The Mediumistic Temperament
A leading writer on the subject of mediumship has said: "It is a
fundamental proposition that sensitiveness, or the capability of
mediumship, is a faculty common to mankind, differing in degree--as
hearing and sight are common heritages, but keener in some individuals
than in others; or, under certain conditions, it may disappear." What
is called "the mediumistic temperament" is frequently marked
self-consciousness and shrinking from public criticism, and a diffidence
which causes the person to wish to be out of the range of the
observation of strangers and those not sympathetic to them; on the other
hand, however, there are other forms of the "mediumship temperament"
which is marked by a nervous, almost hysterical, self assertiveness and
desire for public notice and attention. Persons of either of these
phases of this temperament, however, have the common quality of being
extremely sensitive to sneers and slights, adverse criticism and
oppositions, while ridicule drives them almost beside themselves.

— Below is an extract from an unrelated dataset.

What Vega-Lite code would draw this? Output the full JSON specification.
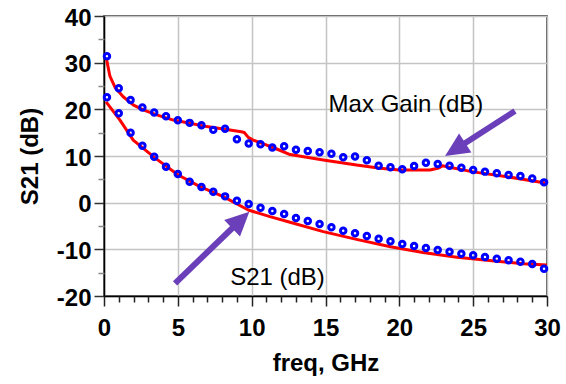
{
  "$schema": "https://vega.github.io/schema/vega-lite/v6.json",
  "width": 443,
  "height": 280,
  "autosize": {"type": "none"},
  "padding": {"left": 104, "top": 16, "right": 19, "bottom": 88},
  "background": "white",
  "config": {
    "font": "Liberation Sans",
    "view": {"stroke": "#222222", "strokeWidth": 1.5}
  },
  "datasets": {
    "simulated": [
      {"trace": "Max Gain (dB)", "freq": 0.18, "dB": 30.6},
      {"trace": "Max Gain (dB)", "freq": 0.4, "dB": 27.1},
      {"trace": "Max Gain (dB)", "freq": 0.75, "dB": 24.7},
      {"trace": "Max Gain (dB)", "freq": 1.3, "dB": 22.7},
      {"trace": "Max Gain (dB)", "freq": 2.0, "dB": 20.9},
      {"trace": "Max Gain (dB)", "freq": 2.66, "dB": 19.9},
      {"trace": "Max Gain (dB)", "freq": 3.57, "dB": 18.8},
      {"trace": "Max Gain (dB)", "freq": 4.7, "dB": 17.7},
      {"trace": "Max Gain (dB)", "freq": 5.82, "dB": 17.0},
      {"trace": "Max Gain (dB)", "freq": 6.95, "dB": 16.3},
      {"trace": "Max Gain (dB)", "freq": 8.08, "dB": 15.8},
      {"trace": "Max Gain (dB)", "freq": 9.3, "dB": 15.2},
      {"trace": "Max Gain (dB)", "freq": 9.5, "dB": 15.05},
      {"trace": "Max Gain (dB)", "freq": 9.77, "dB": 14.0},
      {"trace": "Max Gain (dB)", "freq": 10.1, "dB": 13.4},
      {"trace": "Max Gain (dB)", "freq": 10.8, "dB": 12.6},
      {"trace": "Max Gain (dB)", "freq": 11.7, "dB": 11.5},
      {"trace": "Max Gain (dB)", "freq": 12.6, "dB": 10.3},
      {"trace": "Max Gain (dB)", "freq": 14.85, "dB": 9.14},
      {"trace": "Max Gain (dB)", "freq": 17.1, "dB": 8.07},
      {"trace": "Max Gain (dB)", "freq": 18.7, "dB": 7.36},
      {"trace": "Max Gain (dB)", "freq": 20.0, "dB": 7.0},
      {"trace": "Max Gain (dB)", "freq": 22.07, "dB": 7.0},
      {"trace": "Max Gain (dB)", "freq": 22.6, "dB": 7.36},
      {"trace": "Max Gain (dB)", "freq": 22.93, "dB": 7.9},
      {"trace": "Max Gain (dB)", "freq": 23.4, "dB": 7.57},
      {"trace": "Max Gain (dB)", "freq": 25.0, "dB": 6.6},
      {"trace": "Max Gain (dB)", "freq": 27.3, "dB": 5.56},
      {"trace": "Max Gain (dB)", "freq": 30.0, "dB": 4.14},
      {"trace": "S21 (dB)", "freq": 0.14, "dB": 21.6},
      {"trace": "S21 (dB)", "freq": 1.08, "dB": 17.7},
      {"trace": "S21 (dB)", "freq": 1.98, "dB": 13.4},
      {"trace": "S21 (dB)", "freq": 3.45, "dB": 9.6},
      {"trace": "S21 (dB)", "freq": 5.03, "dB": 5.93},
      {"trace": "S21 (dB)", "freq": 6.5, "dB": 3.43},
      {"trace": "S21 (dB)", "freq": 8.08, "dB": 1.29},
      {"trace": "S21 (dB)", "freq": 9.77, "dB": -1.57},
      {"trace": "S21 (dB)", "freq": 11.24, "dB": -3.0},
      {"trace": "S21 (dB)", "freq": 12.6, "dB": -4.2},
      {"trace": "S21 (dB)", "freq": 14.85, "dB": -6.2},
      {"trace": "S21 (dB)", "freq": 17.1, "dB": -7.86},
      {"trace": "S21 (dB)", "freq": 19.4, "dB": -9.43},
      {"trace": "S21 (dB)", "freq": 21.6, "dB": -10.7},
      {"trace": "S21 (dB)", "freq": 23.9, "dB": -11.7},
      {"trace": "S21 (dB)", "freq": 26.1, "dB": -12.4},
      {"trace": "S21 (dB)", "freq": 28.4, "dB": -13.1},
      {"trace": "S21 (dB)", "freq": 30.0, "dB": -13.35}
    ],
    "measured": [
      {"trace": "Max Gain (dB)", "freq": 0.2, "dB": 31.4},
      {"trace": "Max Gain (dB)", "freq": 1.0, "dB": 24.5},
      {"trace": "Max Gain (dB)", "freq": 1.8, "dB": 22.0},
      {"trace": "Max Gain (dB)", "freq": 2.6, "dB": 20.4},
      {"trace": "Max Gain (dB)", "freq": 3.4, "dB": 19.3},
      {"trace": "Max Gain (dB)", "freq": 4.2, "dB": 18.5},
      {"trace": "Max Gain (dB)", "freq": 5.0, "dB": 17.65},
      {"trace": "Max Gain (dB)", "freq": 5.8, "dB": 17.1},
      {"trace": "Max Gain (dB)", "freq": 6.6, "dB": 16.6},
      {"trace": "Max Gain (dB)", "freq": 7.4, "dB": 15.6},
      {"trace": "Max Gain (dB)", "freq": 8.2, "dB": 15.85},
      {"trace": "Max Gain (dB)", "freq": 9.0, "dB": 13.6},
      {"trace": "Max Gain (dB)", "freq": 9.8, "dB": 12.7},
      {"trace": "Max Gain (dB)", "freq": 10.6, "dB": 12.5},
      {"trace": "Max Gain (dB)", "freq": 11.4, "dB": 11.8},
      {"trace": "Max Gain (dB)", "freq": 12.2, "dB": 12.1},
      {"trace": "Max Gain (dB)", "freq": 13.0, "dB": 11.35},
      {"trace": "Max Gain (dB)", "freq": 13.8, "dB": 11.07},
      {"trace": "Max Gain (dB)", "freq": 14.6, "dB": 10.8},
      {"trace": "Max Gain (dB)", "freq": 15.4, "dB": 10.46},
      {"trace": "Max Gain (dB)", "freq": 16.2, "dB": 9.75},
      {"trace": "Max Gain (dB)", "freq": 17.0, "dB": 9.9},
      {"trace": "Max Gain (dB)", "freq": 17.8, "dB": 9.1},
      {"trace": "Max Gain (dB)", "freq": 18.6, "dB": 7.9},
      {"trace": "Max Gain (dB)", "freq": 19.4, "dB": 7.6},
      {"trace": "Max Gain (dB)", "freq": 20.2, "dB": 7.15},
      {"trace": "Max Gain (dB)", "freq": 21.0, "dB": 7.85},
      {"trace": "Max Gain (dB)", "freq": 21.8, "dB": 8.55},
      {"trace": "Max Gain (dB)", "freq": 22.6, "dB": 8.3},
      {"trace": "Max Gain (dB)", "freq": 23.4, "dB": 7.9},
      {"trace": "Max Gain (dB)", "freq": 24.2, "dB": 7.5},
      {"trace": "Max Gain (dB)", "freq": 25.0, "dB": 7.0},
      {"trace": "Max Gain (dB)", "freq": 25.8, "dB": 6.65},
      {"trace": "Max Gain (dB)", "freq": 26.6, "dB": 6.3},
      {"trace": "Max Gain (dB)", "freq": 27.4, "dB": 5.95},
      {"trace": "Max Gain (dB)", "freq": 28.2, "dB": 5.7},
      {"trace": "Max Gain (dB)", "freq": 29.0, "dB": 5.2},
      {"trace": "Max Gain (dB)", "freq": 29.8, "dB": 4.35},
      {"trace": "S21 (dB)", "freq": 0.2, "dB": 22.6},
      {"trace": "S21 (dB)", "freq": 1.0, "dB": 19.15},
      {"trace": "S21 (dB)", "freq": 1.8, "dB": 15.0},
      {"trace": "S21 (dB)", "freq": 2.6, "dB": 12.2},
      {"trace": "S21 (dB)", "freq": 3.4, "dB": 9.85},
      {"trace": "S21 (dB)", "freq": 4.2, "dB": 7.7},
      {"trace": "S21 (dB)", "freq": 5.0, "dB": 6.15},
      {"trace": "S21 (dB)", "freq": 5.8, "dB": 4.5},
      {"trace": "S21 (dB)", "freq": 6.6, "dB": 3.35},
      {"trace": "S21 (dB)", "freq": 7.4, "dB": 2.35},
      {"trace": "S21 (dB)", "freq": 8.2, "dB": 1.35},
      {"trace": "S21 (dB)", "freq": 9.0, "dB": 0.43},
      {"trace": "S21 (dB)", "freq": 9.8, "dB": -0.28},
      {"trace": "S21 (dB)", "freq": 10.6, "dB": -1.07},
      {"trace": "S21 (dB)", "freq": 11.4, "dB": -1.78},
      {"trace": "S21 (dB)", "freq": 12.2, "dB": -2.43},
      {"trace": "S21 (dB)", "freq": 13.0, "dB": -3.28},
      {"trace": "S21 (dB)", "freq": 13.8, "dB": -3.93},
      {"trace": "S21 (dB)", "freq": 14.6, "dB": -4.57},
      {"trace": "S21 (dB)", "freq": 15.4, "dB": -5.28},
      {"trace": "S21 (dB)", "freq": 16.2, "dB": -6.0},
      {"trace": "S21 (dB)", "freq": 17.0, "dB": -6.57},
      {"trace": "S21 (dB)", "freq": 17.8, "dB": -7.14},
      {"trace": "S21 (dB)", "freq": 18.6, "dB": -7.71},
      {"trace": "S21 (dB)", "freq": 19.4, "dB": -8.28},
      {"trace": "S21 (dB)", "freq": 20.2, "dB": -8.85},
      {"trace": "S21 (dB)", "freq": 21.0, "dB": -9.28},
      {"trace": "S21 (dB)", "freq": 21.8, "dB": -9.7},
      {"trace": "S21 (dB)", "freq": 22.6, "dB": -10.14},
      {"trace": "S21 (dB)", "freq": 23.4, "dB": -10.5},
      {"trace": "S21 (dB)", "freq": 24.2, "dB": -10.93},
      {"trace": "S21 (dB)", "freq": 25.0, "dB": -11.28},
      {"trace": "S21 (dB)", "freq": 25.8, "dB": -11.64},
      {"trace": "S21 (dB)", "freq": 26.6, "dB": -12.0},
      {"trace": "S21 (dB)", "freq": 27.4, "dB": -12.35},
      {"trace": "S21 (dB)", "freq": 28.2, "dB": -12.64},
      {"trace": "S21 (dB)", "freq": 29.0, "dB": -13.14},
      {"trace": "S21 (dB)", "freq": 29.8, "dB": -14.14}
    ],
    "callouts": [
      {"label": "Max Gain (dB)", "tailFreq": 27.83, "tailDB": 19.64, "headFreq": 23.78, "headDB": 11.39, "textFreq": 20.45, "textDB": 19.5},
      {"label": "S21 (dB)", "tailFreq": 4.81, "tailDB": -17.28, "headFreq": 9.26, "headDB": -3.71, "textFreq": 11.75, "textDB": -17.64}
    ]
  },
  "layer": [
    {
      "data": {"name": "simulated"},
      "mark": {"type": "line", "color": "#ff0000", "strokeWidth": 3, "strokeJoin": "round"},
      "encoding": {
        "x": {
          "field": "freq", "type": "quantitative",
          "scale": {"domain": [0, 30], "nice": false, "zero": false},
          "axis": {
            "orient": "bottom",
            "values": [0, 5, 10, 15, 20, 25, 30],
            "grid": true, "gridColor": "#c4c4c4", "gridWidth": 1.5,
            "domain": true, "domainColor": "#000000", "domainWidth": 1.5,
            "ticks": true, "tickSize": 10, "tickColor": "#222222", "tickWidth": 1.5,
            "labelFontSize": 24, "labelFontWeight": "bold", "labelColor": "#000000",
            "labelPadding": 10, "labelFlush": false, "labelOverlap": false,
            "labelExpr": "datum.value + ''",
            "title": "freq, GHz", "titleFontSize": 24, "titleFontWeight": "bold",
            "titleColor": "#000000", "titleY": 74, "titleBaseline": "alphabetic"
          }
        },
        "y": {
          "field": "dB", "type": "quantitative",
          "scale": {"domain": [-20, 40], "nice": false, "zero": false},
          "axis": {
            "orient": "left",
            "values": [-20, -10, 0, 10, 20, 30, 40],
            "grid": true, "gridColor": "#c4c4c4", "gridWidth": 1.5,
            "domain": true, "domainColor": "#000000", "domainWidth": 1.5,
            "ticks": true, "tickSize": 10, "tickColor": "#333333", "tickWidth": 1.5,
            "labelFontSize": 24, "labelFontWeight": "bold", "labelColor": "#000000",
            "labelPadding": 3, "labelOffset": 2, "labelFlush": false, "labelOverlap": false,
            "labelExpr": "datum.value + ''",
            "title": "S21 (dB)", "titleFontSize": 24, "titleFontWeight": "bold",
            "titleColor": "#000000", "titleAngle": 270, "titleX": -67, "titleY": 140,
            "titleAlign": "center", "titleBaseline": "alphabetic"
          }
        },
        "detail": {"field": "trace", "type": "nominal"}
      }
    },
    {
      "data": {"name": "measured"},
      "mark": {"type": "point", "shape": "circle", "filled": false, "color": "#0000ff", "strokeWidth": 3, "size": 30, "opacity": 1},
      "encoding": {
        "x": {
          "field": "freq", "type": "quantitative",
          "axis": {
            "orient": "bottom",
            "values": [1, 2, 3, 4, 6, 7, 8, 9, 11, 12, 13, 14, 16, 17, 18, 19, 21, 22, 23, 24, 26, 27, 28, 29],
            "grid": false, "domain": false, "labels": false, "title": null,
            "ticks": true, "tickSize": 6, "tickColor": "#222222", "tickWidth": 1.5
          }
        },
        "y": {
          "field": "dB", "type": "quantitative",
          "axis": {
            "orient": "left",
            "values": [-15, -5, 5, 15, 25, 35],
            "grid": false, "domain": false, "labels": false, "title": null,
            "ticks": true, "tickSize": 6, "tickColor": "#888888", "tickWidth": 1.5
          }
        },
        "detail": {"field": "trace", "type": "nominal"}
      }
    },
    {
      "data": {"name": "callouts"},
      "mark": {"type": "rule", "color": "#6b3fba", "strokeWidth": 6, "strokeCap": "butt"},
      "encoding": {
        "x": {"field": "tailFreq", "type": "quantitative", "axis": null},
        "y": {"field": "tailDB", "type": "quantitative", "axis": null},
        "x2": {"field": "headFreq"},
        "y2": {"field": "headDB"}
      }
    },
    {
      "data": {"name": "callouts"},
      "transform": [{"filter": "datum.label === 'Max Gain (dB)'"}],
      "mark": {"type": "point", "shape": "M0,-1L0.95,1L-0.95,1Z", "filled": true, "color": "#6b3fba", "opacity": 1, "size": 576, "angle": 237.3, "strokeWidth": 0},
      "encoding": {
        "x": {"field": "headFreq", "type": "quantitative", "axis": null},
        "y": {"field": "headDB", "type": "quantitative", "axis": null}
      }
    },
    {
      "data": {"name": "callouts"},
      "transform": [{"filter": "datum.label === 'S21 (dB)'"}],
      "mark": {"type": "point", "shape": "M0,-1L0.95,1L-0.95,1Z", "filled": true, "color": "#6b3fba", "opacity": 1, "size": 576, "angle": 46, "strokeWidth": 0},
      "encoding": {
        "x": {"field": "headFreq", "type": "quantitative", "axis": null},
        "y": {"field": "headDB", "type": "quantitative", "axis": null}
      }
    },
    {
      "data": {"name": "callouts"},
      "mark": {"type": "text", "fontSize": 24, "color": "#000000", "align": "center", "baseline": "alphabetic"},
      "encoding": {
        "x": {"field": "textFreq", "type": "quantitative", "axis": null},
        "y": {"field": "textDB", "type": "quantitative", "axis": null},
        "text": {"field": "label", "type": "nominal"}
      }
    }
  ],
  "resolve": {"axis": {"x": "independent", "y": "independent"}}
}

Likewise they are nearly always found to be enthusiastic and earnest
workers when their interests and sympathies are aroused; as a writer has
said "they are almost invariably emotional, enthusiastic, spontaneous,
and ardent." And, as another writer has said they are usually "generous
and impulsive, hot-headed and independent, close friends with warm
hearts; too sensitive to criticism of an unkind nature, too easily
pleased by praise; without malice, without revengeful thoughts." A
striking feature of this temperament may be summed up in the phrase,
"hungry for sympathy and understanding."